On a ski trip in Utah I found myself in a Salt Lake City bookstore. Somehow I stumbled up a rather clinical book about co-occurring disorders–mental illness coupled with addition or alcoholism. In no time I zeroed in on a statistic buried in the appendices related to the recovery rate of those with a co-occurring disorder. I was devastated. I forget the exact percentage but it was so low I figured I didn’t stand a chance. I determined that day that the best I could hope for was a few more years of insanity and alcoholism as I was destined to die an alcoholic death.
Holding the victim card firmly, I scarcely darkened the door frame of the rooms of recovery for five years. What’s the point? I was doomed.
Fortunately, I had a father who didn’t even know what a victim card looked like. Raised during the Great Depression, he knew adversity but never succumbed to it. Though we didn’t speak much of my addiction to alcohol he did slap me upside the head once verbally after I called to whine to my mother about how everything was “poor, poor me.”
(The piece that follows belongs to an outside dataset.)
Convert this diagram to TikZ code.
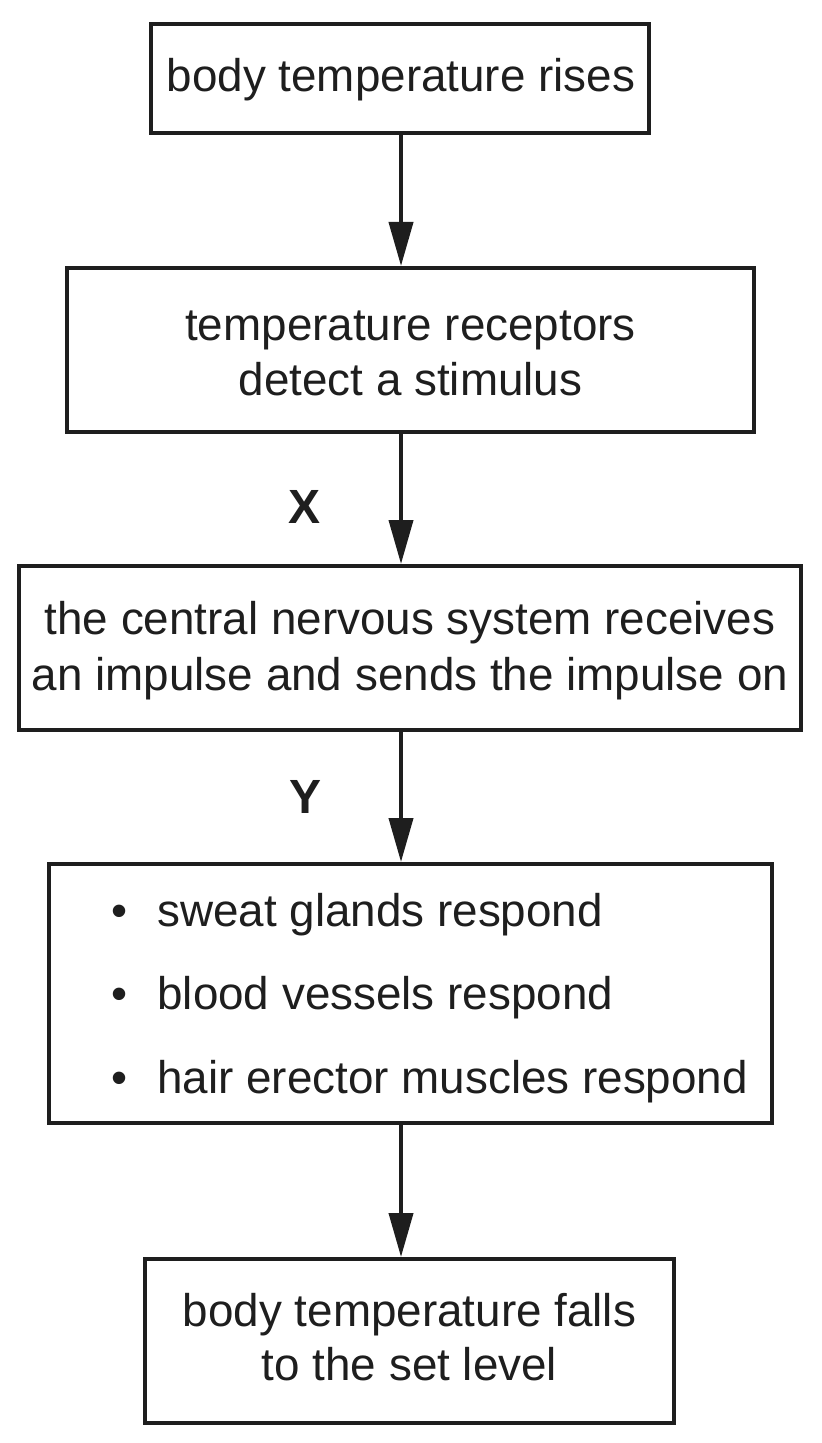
\documentclass[tikz,border=0pt]{standalone}
\usepackage{fontspec}
\setmainfont{Liberation Sans}
\usetikzlibrary{arrows.meta}
\definecolor{ink}{RGB}{30,30,30}
\begin{document}
\begin{tikzpicture}[x=0.5pt,y=-0.5pt,
  box/.style={draw=ink, line width=2pt, rectangle, inner sep=0pt, outer sep=0pt},
  txt/.style={text=ink, font=\fontsize{22.9pt}{27pt}\selectfont, inner sep=0pt, anchor=base},
  item/.style={txt, anchor=base west},
  lbl/.style={text=ink, font=\fontsize{24pt}{28pt}\selectfont\bfseries, inner sep=0pt, anchor=center},
  arr/.style={draw=ink, line width=2pt, shorten >=1pt, -{Triangle[length=22pt,width=12pt]}}]
\useasboundingbox (0,0) rectangle (822,1443);

% boxes
\node[box, minimum width=249pt, minimum height=54.5pt] (b1) at (400,78.5) {};
\node[box, minimum width=343.5pt, minimum height=82pt] (b2) at (410.5,350) {};
\node[box, minimum width=391pt, minimum height=82pt] (b3) at (410,648) {};
\node[box, minimum width=361.5pt, minimum height=129.5pt] (b4) at (410.5,993.5) {};
\node[box, minimum width=264.5pt, minimum height=82pt] (b5) at (409.5,1341) {};

% texts
\node[txt] (t1) at (401,92) {body temperature rises};
\node[txt] (t2a) at (410.5,341) {temperature receptors};
\node[txt] (t2b) at (410.5,395) {detect a stimulus};
\node[txt] (t3a) at (410,634) {the central nervous system receives};
\node[txt] (t3b) at (410,690) {an impulse and sends the impulse on};
\node[txt] (d1) at (120,926) {•};
\node[txt] (d2) at (120,1009) {•};
\node[txt] (d3) at (120,1093) {•};
\node[item] (t4a) at (157,926) {sweat glands respond};
\node[item] (t4b) at (157,1009) {blood vessels respond};
\node[item] (t4c) at (157,1093) {hair erector muscles respond};
\node[txt] (t5a) at (409.5,1326) {body temperature falls};
\node[txt] (t5b) at (409.5,1380) {to the set level};

% labels on the nerve pathways
\node[lbl] (lx) at (305,507) {X};
\node[lbl] (ly) at (306,797) {Y};

% connectors
\coordinate (ax) at (401,0);
\draw[arr] (b1.south -| ax) -- (b2.north -| ax);
\draw[arr] (b2.south -| ax) -- (b3.north -| ax);
\draw[arr] (b3.south -| ax) -- (b4.north -| ax);
\draw[arr] (b4.south -| ax) -- (b5.north -| ax);
\end{tikzpicture}
\end{document}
First he let me know I didn’t need to be dragging my mother through the wreckage of my life. Second he pointed out that life isn’t all about rainbows and unicorns. We are here to learn lesson. Life is a series of classrooms. We don’t get to pick which classroom we are in or what time we take our lessons. (If I got to pick it would be recess all the time.)
Our purpose is to learn the lessons life places before us. If confused, we pray to discover what it is we are to be learning.
These were not his exact words. I learned the wording in the rooms of recovery. But the message was clear–stop whining and figure out what it is you are supposed to be learning.
Each of us faces a unique set of obstacles in our lives designed to teach us to grow and learn. But there is no guarantee that we will get out of the life classrooms what was intended. If we succumb to victim hood, the learning stops … abruptly. There is no growth.
Though I did not sober up until eight months after my father’s passing, he planted a seed of understanding that literally saved me. Rather than giving up hope when the statistics said “why bother,” I readjusted my perspective on this thing called life and opted for lessons over victim hood.
The rooms of recovery—though occasionally featuring a professional victim—are full of people who don’t roll over and play victim. Just the other night I encountered a man at a Twelve Step recovery meeting who was all about lessons over victim hood.
Just two months after sobering up he learned that he had far advanced cirrhosis of the liver. He did not falter. He kept doing the deal.
Now he has a little over a year of recovery. His liver is starting to fail. Physically, his future is not bright..
Though physically weak, he is on fire for recovery. When he shared, he shared with power and conviction. His was not a message of “poor me.” Rather it was a message that the steps work, that the emptiness within is gone.
Though his skin was jaundiced, his eyes were alive. They spoke volumes about hope. They spoke volumes about the miracle that awaits the newly sober.
Oh that I may never again fall backwards into victim hood. I have recovered from a seemingly hopeless state. Though there will undoubtedly be challenges ahead, may I learn and grow so my victory over them may bear witness to God’s Power, Love and Way of Life.